CHALLENGE. Gather up every line from the entries below that uses the word "this".

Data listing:
------------------------------------------------------------------------

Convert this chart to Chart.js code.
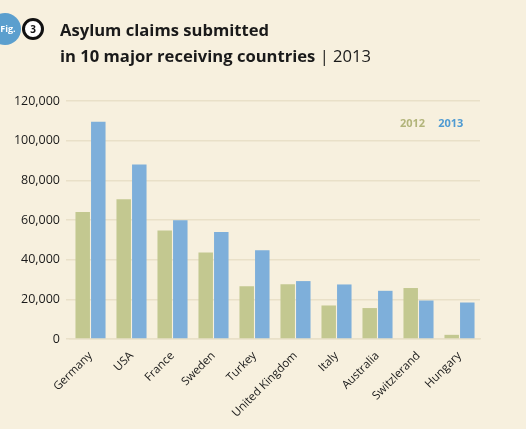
<!DOCTYPE html>
<html>
<head>
<meta charset="utf-8">
<script src="https://cdn.jsdelivr.net/npm/chart.js@4"></script>
<style>
  html, body { margin: 0; padding: 0; background: #f7f0de; }
  #wrap { position: relative; width: 526px; height: 429px; overflow: hidden; }
  #chart { position: absolute; left: 0; top: 0; }
  .fig { position: absolute; left: -11px; top: 13px; width: 32px; height: 32px; border-radius: 50%;
         background: #5b9fce; color: #fff; font: bold 9px 'Open Sans', sans-serif; line-height: 32px; text-align: center; text-indent: 6px; }
  .num { position: absolute; left: 22px; top: 18px; width: 16px; height: 16px; border-radius: 50%;
         border: 3px solid #111; background: #fff; color: #111; font: bold 10px 'Open Sans', sans-serif; line-height: 16px; text-align: center; }
  .title { position: absolute; left: 60px; top: 17px; font: bold 16.6px 'Open Sans', sans-serif; color: #1a1a1a; line-height: 26px; }
  .title span { font-weight: normal; }
</style>
</head>
<body>
<div id="wrap">
  <canvas id="chart" width="526" height="429"></canvas>
  <div class="fig">Fig.</div>
  <div class="num">3</div>
  <div class="title">Asylum claims submitted<br>in 10 major receiving countries <span>| 2013</span></div>
</div>
<script>
// Datos
const paises = ['Germany', 'USA', 'France', 'Sweden', 'Turkey', 'United Kingdom', 'Italy', 'Australia', 'Switzlerand', 'Hungary'];
const claims2012 = [64000, 70500, 54700, 43600, 26600, 27600, 16900, 15600, 25700, 2100];
const claims2013 = [109500, 88000, 59900, 53900, 44700, 29200, 27500, 24300, 19400, 18400];
const yTicks = [0, 20000, 40000, 60000, 80000, 100000, 120000];

// Leyenda de texto simple arriba a la derecha
const textLegend = {
    id: 'textLegend',
    afterDraw(chart) {
        const ctx = chart.ctx;
        const colors = ['#b2b47a', '#4f9bd2'];
        let x = 400;
        ctx.save();
        ctx.font = 'bold 11px "Open Sans", sans-serif';
        ctx.textBaseline = 'middle';
        chart.data.datasets.forEach((ds, i) => {
            ctx.fillStyle = colors[i];
            ctx.fillText(ds.label, x, 124);
            x += ctx.measureText(ds.label).width + 13;
        });
        ctx.restore();
    }
};

new Chart(document.getElementById('chart'), {
    type: 'bar',
    data: {
        labels: paises,
        datasets: [{
            label: '2012',
            data: claims2012,
            backgroundColor: '#c3c890'
        }, {
            label: '2013',
            data: claims2013,
            backgroundColor: '#7eafda'
        }]
    },
    options: {
        responsive: false,
        animation: false,
        layout: { padding: { top: 101, right: 46, left: 0, bottom: 0 } },
        plugins: { legend: { display: false }, tooltip: { enabled: false } },
        datasets: { bar: { categoryPercentage: 0.76, barPercentage: 0.93 } },
        scales: {
            x: {
                afterFit(scale) { scale.height = 90; },
                grid: { display: false },
                border: { color: '#e9e0c8', width: 1.5 },
                ticks: {
                    color: '#1a1a1a',
                    font: { family: 'Open Sans', size: 11.5 },
                    minRotation: 45,
                    maxRotation: 45,
                    padding: 2
                }
            },
            y: {
                min: 0,
                max: 120000,
                afterFit(scale) { scale.width = 70; },
                afterBuildTicks(scale) { scale.ticks = yTicks.map(v => ({ value: v })); },
                grid: { color: '#e9e0c8', lineWidth: 1.5, tickLength: 4, drawTicks: true },
                border: { display: false },
                ticks: {
                    color: '#1a1a1a',
                    font: { family: 'Open Sans', size: 12.5 },
                    padding: 6,
                    callback: v => v.toLocaleString('en-US')
                }
            }
        }
    },
    plugins: [textLegend]
});
</script>
</body>
</html>
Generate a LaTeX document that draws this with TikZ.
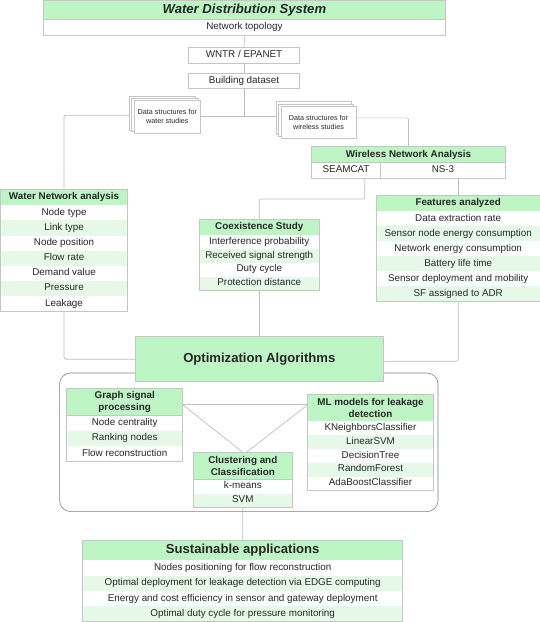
\documentclass[tikz,border=0pt]{standalone}
\usepackage{fontspec}
\setmainfont{Liberation Sans}
\usetikzlibrary{
	calc,
	backgrounds,
	positioning
}
\definecolor{HeadGreen}{RGB}{190,245,197}
\definecolor{RowGreen}{RGB}{230,249,232}
\definecolor{EdgeGrey}{RGB}{196,198,196}
\definecolor{LinkGrey}{RGB}{188,190,188}
\tikzset{
	cell/.style={inner sep=0pt, outer sep=0pt, align=center, text=black!85},
	plain/.style={cell, font=\fontsize{9.85}{12}\selectfont, text height=6.9pt, text depth=2.2pt},
	box/.style={plain, draw=EdgeGrey, line width=0.7pt, fill=white, anchor=north west},
	head/.style={cell, draw=EdgeGrey, line width=0.7pt, fill=HeadGreen, anchor=north west, font=\fontsize{9.85}{12}\selectfont\bfseries},
	row/.style={plain, anchor=north},
	frame/.style={draw=EdgeGrey, line width=0.7pt},
	sheet/.style={cell, draw=EdgeGrey, line width=0.7pt, fill=white, font=\fontsize{7.2}{9}\selectfont},
	link/.style={draw=LinkGrey, line width=0.7pt, rounded corners=2pt}
}

\begin{document}
\begin{tikzpicture}[x=1pt, y=-1pt]
		\useasboundingbox (0,0) rectangle (540,622);
		% top of the chain
		\node[head, minimum width=402pt, minimum height=19.5pt, font=\fontsize{13.1}{16}\selectfont\bfseries\itshape] (wds) at (43.4,0) {Water Distribution System};
		\node[box, minimum width=402pt, minimum height=16pt] (nt) at (43.4,19.5) {Network topology};
		\node[box, minimum width=111.6pt, minimum height=16pt] (wntr) at (188.2,47.3) {WNTR / EPANET};
		\node[box, minimum width=111.6pt, minimum height=15.7pt] (bd) at (188.2,73) {Building dataset};
		% stacked sheets
		\foreach \n/\x/\y in {b/162.35/113.35, m/164.85/115.15, f/167.35/116.65}
		\node[sheet, minimum width=66.7pt, minimum height=33.3pt] (dw\n) at (\x,\y) {};
		\node[sheet, draw=none, fill=none] at (dwf) {Data structures for\\water studies};
		\foreach \n/\x/\y in {b/313.65/117.85, m/316.2/120.15, f/318.5/122.15}
		\node[sheet, minimum width=75pt, minimum height=32.3pt] (rs\n) at (\x,\y) {};
		\node[sheet, draw=none, fill=none] at (rsf) {Data structures for\\wireless studies};
		% wireless analysis
		\node[head, minimum width=193.9pt, minimum height=16pt] (wa) at (311.6,146.7) {Wireless Network Analysis};
		\node[box, minimum width=68.9pt, minimum height=15.6pt] (seamcat) at (311.6,162.7) {SEAMCAT};
		\node[box, minimum width=125pt, minimum height=15.6pt] (ns) at (380.5,162.7) {NS-3};
		% water analysis
		\node[head, minimum width=127.1pt, minimum height=15.8pt] (wn) at (0.5,189.5) {Water Network analysis};
		\foreach \i/\c/\txt in {1/white/Node type, 2/RowGreen/Link type, 3/white/Node position, 4/RowGreen/Flow rate, 5/white/Demand value, 6/RowGreen/Pressure, 7/white/Leakage}
		\node[row, fill=\c, minimum width=127.1pt, minimum height=15.15pt] (wn\i) at ($(wn.south)+(0,{(\i-1)*15.15})$) {\txt};
		\draw[frame] (wn.north west) rectangle (wn7.south east);
		% coexistence
		\node[head, minimum width=120.6pt, minimum height=15.7pt] (cs) at (199,219.3) {Coexistence Study};
		\foreach \i/\c/\txt in {1/white/Interference probability, 2/RowGreen/Received signal strength, 3/white/Duty cycle, 4/RowGreen/Protection distance}
		\node[row, fill=\c, minimum width=120.6pt, minimum height=13.85pt] (cs\i) at ($(cs.south)+(0,{(\i-1)*13.85})$) {\txt};
		\draw[frame] (cs.north west) rectangle (cs4.south east);
		% features
		\node[head, minimum width=163.6pt, minimum height=16pt] (fa) at (376.4,195.3) {Features analyzed};
		\foreach \i/\c/\txt in {1/white/Data extraction rate, 2/RowGreen/Sensor node energy consumption, 3/white/Network energy consumption, 4/RowGreen/Battery life time, 5/white/Sensor deployment and mobility, 6/RowGreen/SF assigned to ADR}
		\node[row, fill=\c, minimum width=163.6pt, minimum height=15pt] (fa\i) at ($(fa.south)+(0,{(\i-1)*15})$) {\txt};
		\draw[frame] (fa.north west) rectangle (fa6.south east);
		% algorithms
		\node[draw=black!50, line width=0.6pt, rounded corners=11pt, minimum width=378.4pt, minimum height=138.6pt, anchor=north west] (alg) at (59.3,372.7) {};
		\node[head, minimum width=248pt, minimum height=45pt, font=\fontsize{13.1}{16}\selectfont\bfseries] (opt) at (135.3,336.7) {Optimization Algorithms};
		\node[head, minimum width=116pt, minimum height=27.4pt] (gs) at (66.7,388.3) {Graph signal\\processing};
		\foreach \i/\c/\txt in {1/white/Node centrality, 2/RowGreen/Ranking nodes, 3/white/Flow reconstruction}
		\node[row, fill=\c, minimum width=116pt, minimum height=15.2pt] (gs\i) at ($(gs.south)+(0,{(\i-1)*15.2})$) {\txt};
		\draw[frame] (gs.north west) rectangle (gs3.south east);
		\node[head, minimum width=125.6pt, minimum height=27pt] (ml) at (307.7,394.3) {ML models for leakage\\detection};
		\foreach \i/\c/\txt in {1/white/KNeighborsClassifier, 2/RowGreen/LinearSVM, 3/white/DecisionTree, 4/RowGreen/RandomForest, 5/white/AdaBoostClassifier}
		\node[row, fill=\c, minimum width=125.6pt, minimum height=13.8pt] (ml\i) at ($(ml.south)+(0,{(\i-1)*13.8})$) {\txt};
		\draw[frame] (ml.north west) rectangle (ml5.south east);
		\node[head, minimum width=99pt, minimum height=27pt] (cl) at (193.3,452.7) {Clustering and\\Classification};
		\foreach \i/\c/\txt in {1/white/k-means, 2/RowGreen/SVM}
		\node[row, fill=\c, minimum width=99pt, minimum height=13.8pt] (cl\i) at ($(cl.south)+(0,{(\i-1)*13.8})$) {\txt};
		\draw[frame] (cl.north west) rectangle (cl2.south east);
		% applications
		\node[head, minimum width=320pt, minimum height=20pt, font=\fontsize{13.1}{16}\selectfont\bfseries] (sa) at (82.7,540.3) {Sustainable applications};
		\foreach \i/\c/\txt in {1/white/Nodes positioning for flow reconstruction, 2/RowGreen/Optimal deployment for leakage detection via EDGE computing, 3/white/Energy and cost efficiency in sensor and gateway deployment, 4/RowGreen/Optimal duty cycle for pressure monitoring}
		\node[row, fill=\c, minimum width=320pt, minimum height=15.35pt] (sa\i) at ($(sa.south)+(0,{(\i-1)*15.35})$) {\txt};
		\draw[frame] (sa.north west) rectangle (sa4.south east);
		% connectors
		\coordinate (scout) at ([xshift=-15.8pt]seamcat.south east);
		\coordinate (scturn) at (364.7,199);
		\begin{scope}[on background layer]
			\draw[link] (nt.south) -- (wntr.north);
			\draw[link] (wntr.south) -- (bd.north);
			\draw[link] (bd.south) -- (bd.south |- dwf.east);
			\draw[link] (dwf.east) -- (dwf.east -| rsb.west);
			\draw[link] (dwm.west) -| (wn.north);
			\draw[link] (rsb.east) -| (wa.north);
			\draw[link] (scout) -- (scturn) -| (cs.north);
			\draw[link] (ns.south -| fa.north) -- (fa.north);
			\draw[link] (cs4.south) -- (opt.north);
			\draw[link] (wn7.south) |- (opt.west);
			\draw[link] (fa6.south) |- ([yshift=-2pt]opt.east);
			\draw[link] ([yshift=-2.7pt]gs.east) -- ([yshift=3.1pt]ml.west);
			\draw[link] ([yshift=-2.7pt]gs.east) -- ([xshift=0.5pt]cl.north);
			\draw[link] ([yshift=3.1pt]ml.west) -- ([xshift=3.2pt]cl.north);
			\draw[link] (cl2.south) -- (sa.north);
		\end{scope}
	\end{tikzpicture}
\end{document}
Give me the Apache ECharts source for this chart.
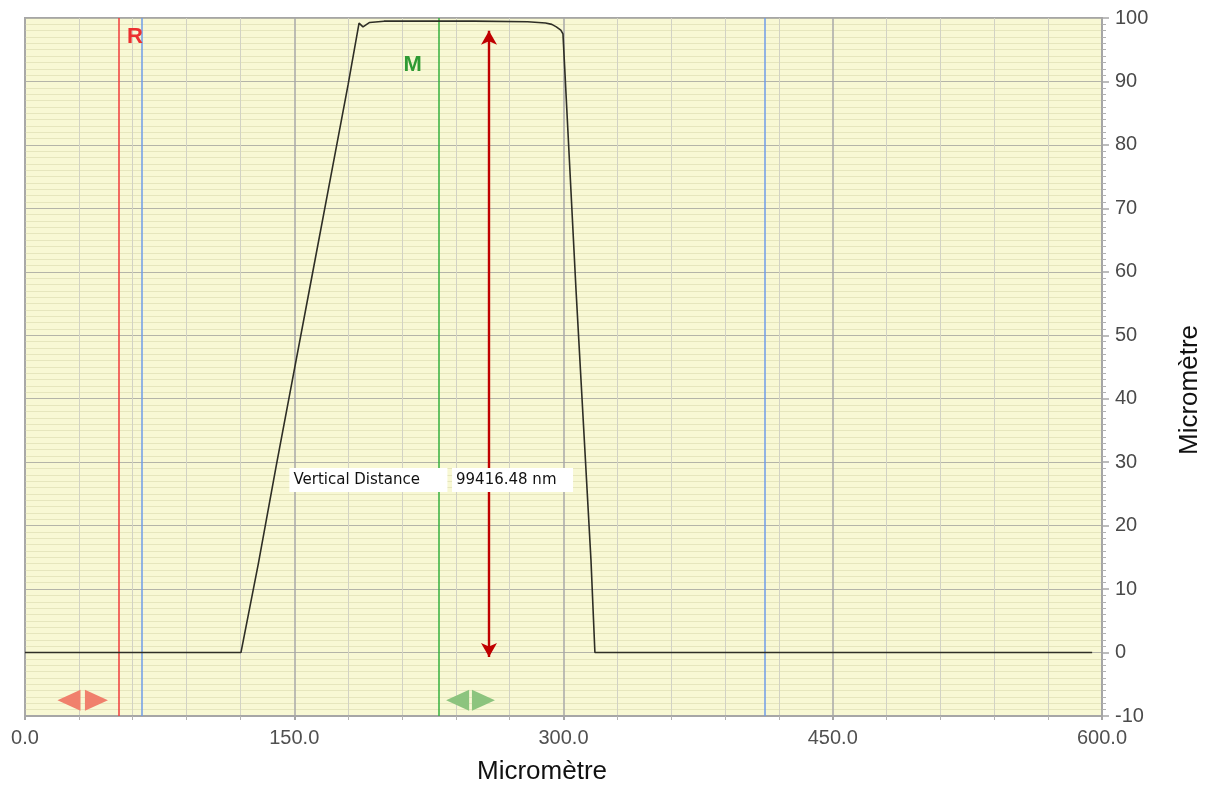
<!DOCTYPE html>
<html>
<head>
<meta charset="utf-8">
<script src="https://cdn.jsdelivr.net/npm/echarts@6/dist/echarts.min.js"></script>
<style>html,body{margin:0;padding:0;background:#fff}#c{width:1205px;height:785px}</style>
</head>
<body>
<div id="c"></div>
<script>
// Profile data (x in Micromètre, y in Micromètre)
const profileX = [0, 120.3, 130, 140, 150, 160, 170, 180, 186.1, 188.3, 192, 200, 250, 280, 290, 293.5, 296, 298.5, 299.7, 307, 315.3, 317.5, 594.5];
const profileY = [0, 0, 14, 29.5, 44.5, 59.5, 74.5, 89.5, 99.2, 98.6, 99.3, 99.5, 99.5, 99.4, 99.2, 99.0, 98.6, 98.1, 97.5, 57, 14.6, 0, 0];
// Cursor lines
const cursorR = 52;
const cursorM = 230.6;
const blueLines = [65, 412.3];
// Vertical distance arrow
const arrowX = 258.5;
const arrowFrom = -0.7;
const arrowTo = 98;
// Labels
const labelR = [61.3, 97];
const labelM = [216, 92.6];
const handlesR = [24.5, 39.8];
const handlesM = [241, 255.4];
const handleY = -7.5;
const infoCaption = 'Vertical Distance';
const infoValue = '99416.48 nm';
const infoAnchor1 = [147.3, 27.2];
const infoAnchor2 = [237.9, 27.2];
const xTicks = { min: 0, max: 600, interval: 150 };
const yTicks = { min: -10, max: 100, interval: 10 };
const axisTitle = 'Micromètre';

const chart = echarts.init(document.getElementById('c'));
const profile = profileX.map((x, i) => [x, profileY[i]]);
const solid = (color, width) => ({ color, width, type: 'solid', opacity: 1 });

const option = {
  animation: false,
  backgroundColor: '#ffffff',
  grid: {
    left: 25, right: 103, top: 18, bottom: 69,
    show: true, backgroundColor: '#f8f8d4', borderColor: '#a6a6a6', borderWidth: 2
  },
  xAxis: {
    type: 'value', min: xTicks.min, max: xTicks.max, interval: xTicks.interval,
    axisLine: { show: true, onZero: false, lineStyle: { color: '#a6a6a6', width: 2 } },
    axisTick: { show: true, inside: false, length: 4, lineStyle: { color: '#a6a6a6', width: 2 } },
    minorTick: { show: true, splitNumber: 5, length: 4, lineStyle: { color: '#b4b4b4', width: 1 } },
    axisLabel: { color: '#505050', fontSize: 20, fontFamily: 'Liberation Sans, Arial', margin: 12, formatter: v => v.toFixed(1) },
    splitLine: { show: true, lineStyle: { color: '#a8a8a8', width: 1.5 } },
    minorSplitLine: { show: true, lineStyle: { color: '#d2d2c4', width: 1 } }
  },
  yAxis: {
    type: 'value', position: 'right', min: yTicks.min, max: yTicks.max, interval: yTicks.interval,
    axisLine: { show: true, onZero: false, lineStyle: { color: '#a6a6a6', width: 2 } },
    axisTick: { show: true, inside: false, length: 7, lineStyle: { color: '#a6a6a6', width: 1.5 } },
    minorTick: { show: true, splitNumber: 10, length: 4, lineStyle: { color: '#b0b0b0', width: 1 } },
    axisLabel: { color: '#4a4a4a', fontSize: 20, fontFamily: 'Liberation Sans, Arial', margin: 13 },
    splitLine: { show: true, lineStyle: { color: '#b4b4a8', width: 1.2 } },
    minorSplitLine: { show: true, lineStyle: { color: '#e6e6bd', width: 1 } }
  },
  series: [
    {
      type: 'line', data: profile, showSymbol: false, symbol: 'none', z: 5,
      lineStyle: { color: '#2e2e26', width: 1.6 },
      markLine: {
        silent: true, symbol: 'none', label: { show: false }, z: 3,
        emphasis: { disabled: true },
        data: [
          { xAxis: blueLines[0], lineStyle: solid('#6f9de8', 1.5) },
          { xAxis: blueLines[1], lineStyle: solid('#6f9de8', 1.5) },
          { xAxis: cursorR, lineStyle: solid('#f03c3c', 1.5) },
          { xAxis: cursorM, lineStyle: solid('#36b03e', 1.5) }
        ]
      }
    },
    {
      type: 'line', data: [], z: 6,
      markLine: {
        silent: true, symbol: ['arrow', 'arrow'], symbolSize: [12, 14], label: { show: false },
        emphasis: { disabled: true },
        lineStyle: solid('#c00000', 2.4),
        itemStyle: { color: '#c00000' },
        data: [[{ coord: [arrowX, arrowFrom] }, { coord: [arrowX, arrowTo] }]]
      }
    },
    {
      type: 'scatter', symbolSize: 0, z: 7, itemStyle: { opacity: 1 },
      data: [
        { value: labelR, label: { show: true, formatter: 'R', color: '#ec3030', fontSize: 22, fontWeight: 'bold', fontFamily: 'Liberation Sans, Arial', position: 'inside' } },
        { value: labelM, label: { show: true, formatter: 'M', color: '#2f9a34', fontSize: 22, fontWeight: 'bold', fontFamily: 'Liberation Sans, Arial', position: 'inside' } }
      ]
    },
    {
      type: 'scatter', symbol: 'triangle', z: 7, symbolSize: [21, 23],
      data: [
        { value: [handlesR[0], handleY], symbolRotate: 90, itemStyle: { color: '#f0806c', opacity: 1 } },
        { value: [handlesR[1], handleY], symbolRotate: -90, itemStyle: { color: '#f0806c', opacity: 1 } },
        { value: [handlesM[0], handleY], symbolRotate: 90, itemStyle: { color: '#8cc47e', opacity: 1 } },
        { value: [handlesM[1], handleY], symbolRotate: -90, itemStyle: { color: '#8cc47e', opacity: 1 } }
      ]
    },
    {
      type: 'scatter', symbolSize: 0, z: 8, itemStyle: { opacity: 1 },
      data: [
        { value: infoAnchor1, label: { show: true, position: 'right', distance: 0, formatter: infoCaption, backgroundColor: '#ffffff', color: '#111', fontSize: 15, fontFamily: 'DejaVu Sans', width: 150, height: 16, padding: [4, 4], lineHeight: 16 } },
        { value: infoAnchor2, label: { show: true, position: 'right', distance: 0, formatter: infoValue, backgroundColor: '#ffffff', color: '#111', fontSize: 15, fontFamily: 'DejaVu Sans', width: 113, height: 16, padding: [4, 4], lineHeight: 16 } }
      ]
    }
  ],
  graphic: [
    { type: 'text', left: 477, top: 759, style: { text: axisTitle, fill: '#111', font: '26px "Liberation Sans", Arial' } },
    { type: 'text', x: 1177, y: 455, rotation: Math.PI / 2, style: { text: axisTitle, fill: '#111', font: '26px "Liberation Sans", Arial' } }
  ]
};
chart.setOption(option);
</script>
</body>
</html>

------------------------------------------------------------------------

ANSWER IN FULL.
Convert this chart to Chart.js code.
Generate a LaTeX document that draws this with TikZ.
Give me the Apache ECharts source for this chart.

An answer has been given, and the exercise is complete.